Parmi les titres libérés de 500 francs, la Compagnie algérienne se tient à 460, mais la Banque parisienne recule à 390 ; le Crédit mobilier tombe à 240 ; le Crédit général français vaut 140 francs ; la Société financière, 95 francs. Nous ne parlons pas des titres tombés à 10 et à 2 francs.
Il y a plus de vitalité et d’animation sur le marché des valeurs industrielles. Si les Voitures ont baissé à 575 à cause de la diminution constante des recettes, le Gaz reste très ferme au-dessus de 1,500 fr., et le Suez au-dessus de 1,900. Les cours sont également soutenus sur les Messageries et en hausse sur les Allumettes, ainsi que sur la Compagnie transatlantique. Cette dernière entreprise vient de passer avec le ministre de la marine un traité qui lui assure pendant cinq ans le transport des fonctionnaires de l’état, des troupes, des condamnés et du matériel à destination de la Martinique, la Guadeloupe et Cayenne.

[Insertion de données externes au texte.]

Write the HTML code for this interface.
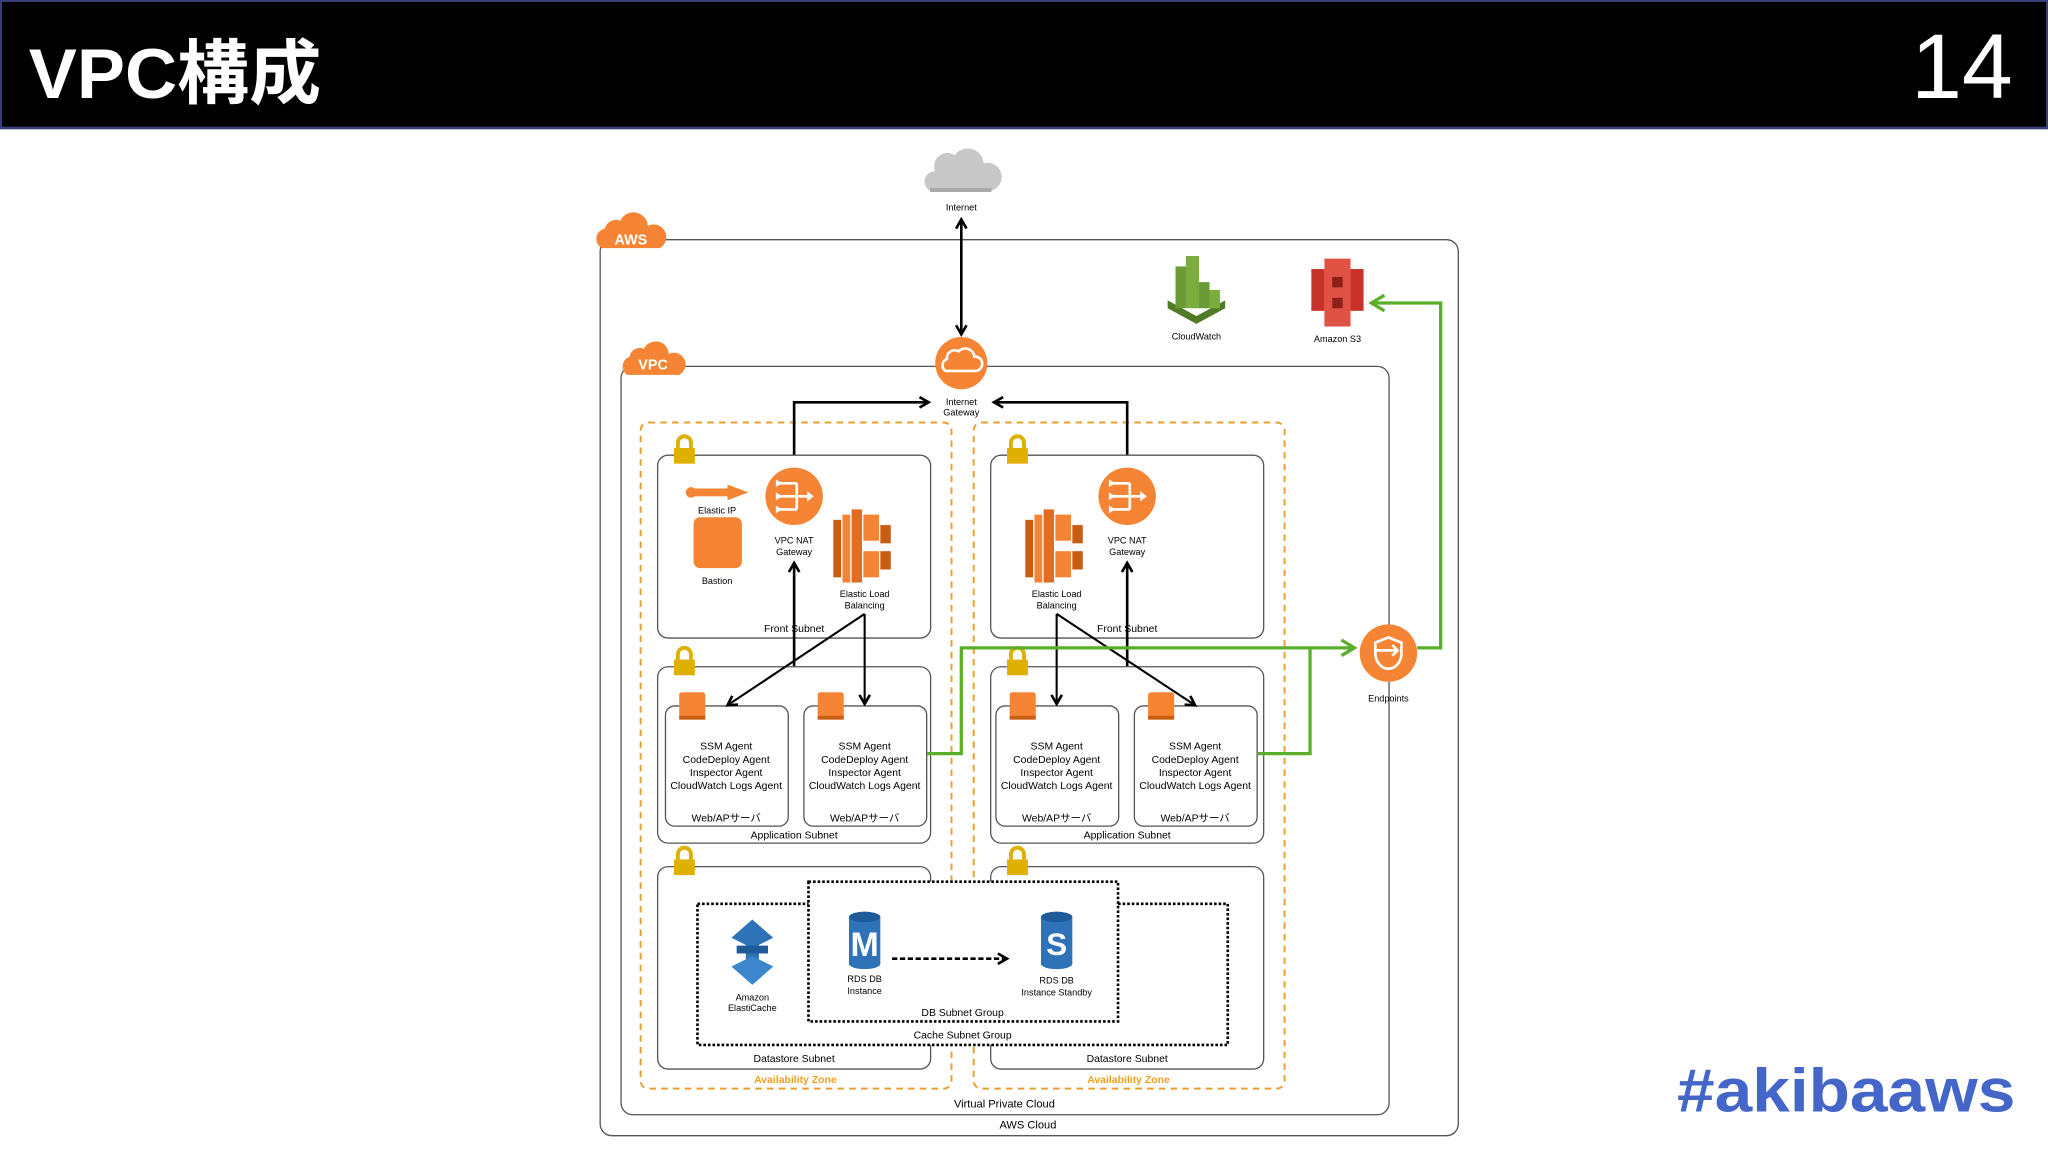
<!DOCTYPE html>
<html><head><meta charset="utf-8"><style>
html,body{margin:0;padding:0;background:#fff;}
svg{display:block;}
text{font-family:"Liberation Sans","Noto Sans CJK JP",sans-serif;}
</style></head><body>
<svg width="2048" height="1152" viewBox="0 0 1568 882" xmlns="http://www.w3.org/2000/svg">
<defs>
<marker id="ab" markerWidth="10" markerHeight="10" refX="8" refY="5" orient="auto-start-reverse" markerUnits="userSpaceOnUse"><path d="M1,1 L8,5 L1,9" fill="none" stroke="#000" stroke-width="2"/></marker>
<marker id="ag" markerWidth="14" markerHeight="14" refX="11" refY="7" orient="auto-start-reverse" markerUnits="userSpaceOnUse"><path d="M1,1 L11,7 L1,13" fill="none" stroke="#5aaf2a" stroke-width="2.5"/></marker>
<g id="lock"><rect x="-8" y="-3" width="16" height="12" fill="#e0b000"/><path d="M-5,-3 V-7 a5,5 0 0 1 10,0 V-3" fill="none" stroke="#e0b000" stroke-width="3"/></g>
<g id="nat"><circle r="22" fill="#f58534"/><path d="M-12,-10 H2 M-12,0 H10 M-12,10 H2 M2,-10 V10" stroke="#fff" stroke-width="2" fill="none"/><path d="M10,-4 L15,0 L10,4Z M-14,-13 l5,3 -5,3Z M-14,-3 l5,3 -5,3Z M-14,7 l5,3 -5,3Z" fill="#fff"/></g>
<g id="elb"><rect x="-24" y="-20" width="6" height="44" fill="#c85d14"/><rect x="-17" y="-24" width="6" height="52" fill="#f58534"/><rect x="-10" y="-28" width="8" height="56" fill="#e06d20"/><rect x="-1" y="-24" width="12" height="20" fill="#f58534"/><rect x="-1" y="4" width="12" height="20" fill="#f58534"/><rect x="12" y="-16" width="8" height="14" fill="#c85d14"/><rect x="12" y="4" width="8" height="14" fill="#c85d14"/></g>
<g id="inst"><rect x="-10" y="-10" width="20" height="20" rx="2" fill="#f58534"/><rect x="-10" y="8" width="20" height="3" fill="#c85d14"/></g>
</defs>

<rect x="0" y="0" width="1568" height="98" fill="#000"/>
<rect x="0" y="0" width="1568" height="1.5" fill="#3a3f7a"/>
<rect x="0" y="97" width="1568" height="2" fill="#3a3f7a"/>
<rect x="0" y="0" width="1.5" height="98" fill="#3a3f7a"/>
<rect x="1566.5" y="0" width="1.5" height="98" fill="#3a3f7a"/>
<text x="22" y="75" font-size="54" font-weight="bold" fill="#fff" textLength="224" lengthAdjust="spacingAndGlyphs">VPC構成</text>
<text x="1541" y="75" font-size="70" fill="#fff" text-anchor="end">14</text>
<text x="1284" y="851" font-size="47" font-weight="bold" fill="#4466c8" textLength="259" lengthAdjust="spacingAndGlyphs">#akibaaws</text>

<rect x="459.5" y="183.5" width="657" height="686" rx="9" fill="#fff" stroke="#555" stroke-width="1"/>
<rect x="475.5" y="280.5" width="588" height="573" rx="9" fill="#fff" stroke="#555" stroke-width="1"/>
<text x="787" y="864" font-size="8.5" text-anchor="middle">AWS Cloud</text>
<text x="769" y="848" font-size="8.5" text-anchor="middle">Virtual Private Cloud</text>

<g transform="translate(483,180)"><path d="M-22,10 a8,8 0 0 1 2,-15 a9,9 0 0 1 12,-6 a11,11 0 0 1 21,4 a8,8 0 0 1 9,17Z" fill="#f58534"/><text x="0" y="7" font-size="11" fill="#fff" text-anchor="middle" font-weight="bold">AWS</text></g>
<g transform="translate(500,277)"><path d="M-20,10 a8,8 0 0 1 2,-14 a8,8 0 0 1 11,-6 a10,10 0 0 1 19,4 a8,8 0 0 1 8,16Z" fill="#f58534"/><text x="0" y="6" font-size="11" fill="#fff" text-anchor="middle" font-weight="bold">VPC</text></g>

<path d="M712,146 a8,8 0 0 1 4,-15 a10,10 0 0 1 15,-12 a12,12 0 0 1 22,6 a9,9 0 0 1 6,21Z" fill="#c8c8c8"/>
<rect x="712" y="144" width="47" height="3" fill="#aaa"/>
<text x="736" y="161" font-size="7" text-anchor="middle">Internet</text>
<line x1="736" y1="168" x2="736" y2="256" stroke="#000" stroke-width="2" marker-start="url(#ab)" marker-end="url(#ab)"/>

<circle cx="736" cy="278" r="20" fill="#f58534"/>
<path d="M724,284 a5,5 0 0 1 1,-9 a6,6 0 0 1 9,-6 a7,7 0 0 1 12,4 a5,5 0 0 1 1,11Z" fill="none" stroke="#fff" stroke-width="2"/>
<text x="736" y="310" font-size="7" text-anchor="middle">Internet</text>
<text x="736" y="318" font-size="7" text-anchor="middle">Gateway</text>

<g transform="translate(916,222)"><path d="M-22,14 L0,26 L22,14 L22,8 L0,20 L-22,8Z" fill="#4f7a26"/><rect x="-16" y="-18" width="8" height="32" fill="#6a9a35"/><rect x="-8" y="-26" width="10" height="40" fill="#7aad3b"/><rect x="2" y="-6" width="8" height="20" fill="#6a9a35"/><rect x="10" y="0" width="8" height="14" fill="#7aad3b"/></g>
<text x="916" y="260" font-size="7" text-anchor="middle">CloudWatch</text>
<g transform="translate(1024,224)"><rect x="-20" y="-18" width="10" height="32" fill="#c7322a"/><rect x="10" y="-18" width="10" height="32" fill="#c7322a"/><rect x="-10" y="-26" width="20" height="52" fill="#e05243"/><rect x="-4" y="-12" width="8" height="8" fill="#8c2019"/><rect x="-4" y="4" width="8" height="8" fill="#8c2019"/></g>
<text x="1024" y="262" font-size="7" text-anchor="middle">Amazon S3</text>

<rect x="490.5" y="323.5" width="238" height="510" rx="6" fill="none" stroke="#e8a030" stroke-width="1.5" stroke-dasharray="5,4"/>
<rect x="745.5" y="323.5" width="238" height="510" rx="6" fill="none" stroke="#e8a030" stroke-width="1.5" stroke-dasharray="5,4"/>
<text x="609" y="829" font-size="8" font-weight="bold" fill="#f0a020" text-anchor="middle">Availability Zone</text>
<text x="864" y="829" font-size="8" font-weight="bold" fill="#f0a020" text-anchor="middle">Availability Zone</text>

<g fill="#fff" stroke="#555" stroke-width="1">
<rect x="503.5" y="348.5" width="209" height="140" rx="8"/>
<rect x="758.5" y="348.5" width="209" height="140" rx="8"/>
<rect x="503.5" y="510.5" width="209" height="135" rx="8"/>
<rect x="758.5" y="510.5" width="209" height="135" rx="8"/>
<rect x="503.5" y="663.5" width="209" height="155" rx="8"/>
<rect x="758.5" y="663.5" width="209" height="155" rx="8"/>
<rect x="509.5" y="540.5" width="94" height="92" rx="7"/>
<rect x="615.5" y="540.5" width="94" height="92" rx="7"/>
<rect x="762.5" y="540.5" width="94" height="92" rx="7"/>
<rect x="868.5" y="540.5" width="94" height="92" rx="7"/>
</g>
<use href="#lock" x="524" y="346"/><use href="#lock" x="779" y="346"/>
<use href="#lock" x="524" y="508"/><use href="#lock" x="779" y="508"/>
<use href="#lock" x="524" y="661"/><use href="#lock" x="779" y="661"/>

<g font-size="8" text-anchor="middle">
<text x="608" y="484">Front Subnet</text><text x="863" y="484">Front Subnet</text>
<text x="608" y="642">Application Subnet</text><text x="863" y="642">Application Subnet</text>
<text x="608" y="813">Datastore Subnet</text><text x="863" y="813">Datastore Subnet</text>
</g>

<g transform="translate(549,377)"><circle cx="-20" cy="0" r="4" fill="#f58534"/><rect x="-20" y="-3" width="30" height="6" fill="#f58534"/><path d="M8,-6 L24,0 L8,6Z" fill="#f58534"/></g>
<text x="549" y="393" font-size="7" text-anchor="middle">Elastic IP</text>
<rect x="531" y="396" width="37" height="39" rx="5" fill="#f58534"/>
<text x="549" y="447" font-size="7" text-anchor="middle">Bastion</text>
<use href="#nat" x="608" y="380"/>
<text x="608" y="416" font-size="7" text-anchor="middle">VPC NAT</text><text x="608" y="425" font-size="7" text-anchor="middle">Gateway</text>
<use href="#elb" x="662" y="418"/>
<text x="662" y="457" font-size="7" text-anchor="middle">Elastic Load</text><text x="662" y="466" font-size="7" text-anchor="middle">Balancing</text>
<use href="#elb" x="809" y="418"/>
<text x="809" y="457" font-size="7" text-anchor="middle">Elastic Load</text><text x="809" y="466" font-size="7" text-anchor="middle">Balancing</text>
<use href="#nat" x="863" y="380"/>
<text x="863" y="416" font-size="7" text-anchor="middle">VPC NAT</text><text x="863" y="425" font-size="7" text-anchor="middle">Gateway</text>

<use href="#inst" x="530" y="540"/><use href="#inst" x="636" y="540"/>
<use href="#inst" x="783" y="540"/><use href="#inst" x="889" y="540"/>
<g font-size="8" text-anchor="middle">
<text x="556" y="574">SSM Agent</text><text x="556" y="584">CodeDeploy Agent</text><text x="556" y="594">Inspector Agent</text><text x="556" y="604">CloudWatch Logs Agent</text><text x="556" y="629">Web/APサーバ</text>
<text x="662" y="574">SSM Agent</text><text x="662" y="584">CodeDeploy Agent</text><text x="662" y="594">Inspector Agent</text><text x="662" y="604">CloudWatch Logs Agent</text><text x="662" y="629">Web/APサーバ</text>
<text x="809" y="574">SSM Agent</text><text x="809" y="584">CodeDeploy Agent</text><text x="809" y="594">Inspector Agent</text><text x="809" y="604">CloudWatch Logs Agent</text><text x="809" y="629">Web/APサーバ</text>
<text x="915" y="574">SSM Agent</text><text x="915" y="584">CodeDeploy Agent</text><text x="915" y="594">Inspector Agent</text><text x="915" y="604">CloudWatch Logs Agent</text><text x="915" y="629">Web/APサーバ</text>
</g>

<g fill="none" stroke="#000" stroke-width="2">
<path d="M608,348 V308 H711" marker-end="url(#ab)"/>
<path d="M863,348 V308 H761" marker-end="url(#ab)"/>
<path d="M608,510 V431" marker-end="url(#ab)"/>
<path d="M863,510 V431" marker-end="url(#ab)"/>
</g>
<g fill="none" stroke="#000" stroke-width="1.6">
<path d="M662,470 L557,540" marker-end="url(#ab)"/>
<path d="M662,470 V539" marker-end="url(#ab)"/>
<path d="M809,470 V539" marker-end="url(#ab)"/>
<path d="M809,470 L915,540" marker-end="url(#ab)"/>
</g>

<g fill="none" stroke="#5aaf2a" stroke-width="2.5">
<path d="M710,577 H736 V496 H1037" marker-end="url(#ag)"/>
<path d="M963,577 H1003 V496"/>
<path d="M1085,496 H1103 V232 H1050" marker-end="url(#ag)"/>
</g>
<circle cx="1063" cy="500" r="22" fill="#f58534"/>
<path d="M1053,492 L1063,488 L1073,492 V500 a10,12 0 0 1 -10,12 a10,12 0 0 1 -10,-12Z" fill="none" stroke="#fff" stroke-width="2"/>
<path d="M1053,498 H1070 M1066,494 L1070,498 L1066,502" fill="none" stroke="#fff" stroke-width="2"/>
<text x="1063" y="537" font-size="7" text-anchor="middle">Endpoints</text>

<rect x="534" y="692" width="406" height="108" fill="#fff" stroke="#000" stroke-width="2" stroke-dasharray="2,1.5"/>
<rect x="619" y="675" width="237" height="107" fill="#fff" stroke="#000" stroke-width="2" stroke-dasharray="2,1.5"/>
<text x="737" y="795" font-size="8" text-anchor="middle">Cache Subnet Group</text>
<text x="737" y="778" font-size="8" text-anchor="middle">DB Subnet Group</text>
<g transform="translate(576,728)"><path d="M-16,-10 L0,-24 L16,-10 L0,-2Z" fill="#2e73b8"/><rect x="-5" y="-6" width="10" height="18" fill="#2e73b8"/><rect x="-12" y="-4" width="24" height="6" fill="#1f5a99"/><path d="M-16,12 L0,4 L16,12 L0,26Z" fill="#3b86cc"/></g>
<text x="576" y="766" font-size="7" text-anchor="middle">Amazon</text><text x="576" y="774" font-size="7" text-anchor="middle">ElastiCache</text>
<g transform="translate(662,720)"><rect x="-12" y="-18" width="24" height="36" fill="#2e73b8"/><ellipse cx="0" cy="-18" rx="12" ry="4" fill="#1f5a99"/><ellipse cx="0" cy="18" rx="12" ry="4" fill="#2e73b8"/><text x="0" y="12" font-size="26" font-weight="bold" fill="#fff" text-anchor="middle">M</text></g>
<text x="662" y="752" font-size="7" text-anchor="middle">RDS DB</text><text x="662" y="761" font-size="7" text-anchor="middle">Instance</text>
<g transform="translate(809,720)"><rect x="-12" y="-18" width="24" height="36" fill="#2e73b8"/><ellipse cx="0" cy="-18" rx="12" ry="4" fill="#1f5a99"/><ellipse cx="0" cy="18" rx="12" ry="4" fill="#2e73b8"/><text x="0" y="11" font-size="24" font-weight="bold" fill="#fff" text-anchor="middle">S</text></g>
<text x="809" y="753" font-size="7" text-anchor="middle">RDS DB</text><text x="809" y="762" font-size="7" text-anchor="middle">Instance Standby</text>
<path d="M683,734 H771" fill="none" stroke="#000" stroke-width="2" stroke-dasharray="4,2" marker-end="url(#ab)"/>
</svg>
</body></html>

Les actions de nos grandes compagnies de chemins de fer sont immobiles, malgré la persistance des diminutions du rendement. Les titres des compagnies espagnoles se sont un peu relevés ; ceux des Chemins autrichiens et lombards sont restés fermes.
L’épargne achète toujours avec un empressement marqué les obligations des chemins de fer et du Crédit foncier. Le succès éclatant de la dernière émission de cet établissement a valu aux obligations nouvelles une prime immédiate de 4 à 5 francs sur le premier versement effectué, qui n’est que de 20 francs.